During the last twenty years of his life, the emir became a spiritual bridge between the European and Muslim worlds, epitomized by the role he played garnering Arab support for the Suez Canal project. Defying the skeptics, Abdelkader remained true to his word and never returned to Algeria. Upon his death in 1883, the New York Times hailed him as “ one of the few great men of the century.”
WHY A BOOK ABOUT A 19TH CENTURY ISLAMIC WARRIOR SAINT IS IMPORTANT
History, according to the truism, is written by the victors. Yet, it was the French victors who paid homage to the moral, intellectual and spiritual qualities that made Abdelkader a widely recognized “ great man” of the mid 19th century. Emir Abdelkader inspired respect from Missouri to Moscow. His story is about many things, though ultimately it is about struggle: struggle against French invaders, struggle with Arabs who rejected his leadership, struggle with depression and despair in French prisons, struggle to live as a good Muslim.
Today, he would be dismissed by many in the West as a “fundamentalist” — a label signifying to the secularist a retrograde, narrow-minded, extremist. He was indeed a fundamentalist in this sense: To be rightly guided meant only one thing for him—to do God’s will according to the teaching of the Koran and the traditions of the Prophet. He was also a man of great intellectual curiosity, marked by Greek thought, who squared his faith with a deep humanity and a progressive belief in the value of knowledge to improve lives. For him there was no contradiction between faith and reason, or between a rigid orthodoxy and acknowledging the diversity of God’s ways. Nor was there a contradiction between being a puritanical, Law-abiding Muslim and a compassionate humanitarian who respected the accomplishments of European culture.

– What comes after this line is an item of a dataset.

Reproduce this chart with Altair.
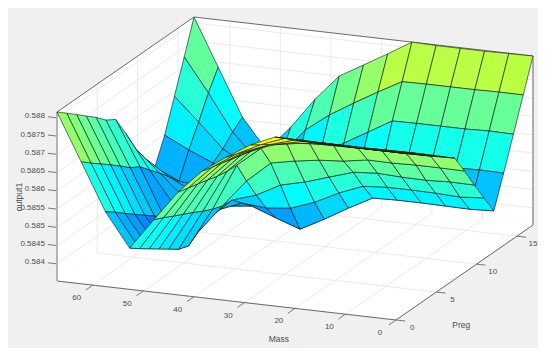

Abdelkader’s story is part of a larger one of European arrogance and greed masquerading as a “civilizing” force. Abdelkader’s resistance to French imperialism and France’s belief in its own virtue and the superiority of its civilization has many parallels with America’s efforts to democratize the Arab world today. America failed once before to learn from France’s experience. Then it was Vietnam; today, the Arab world.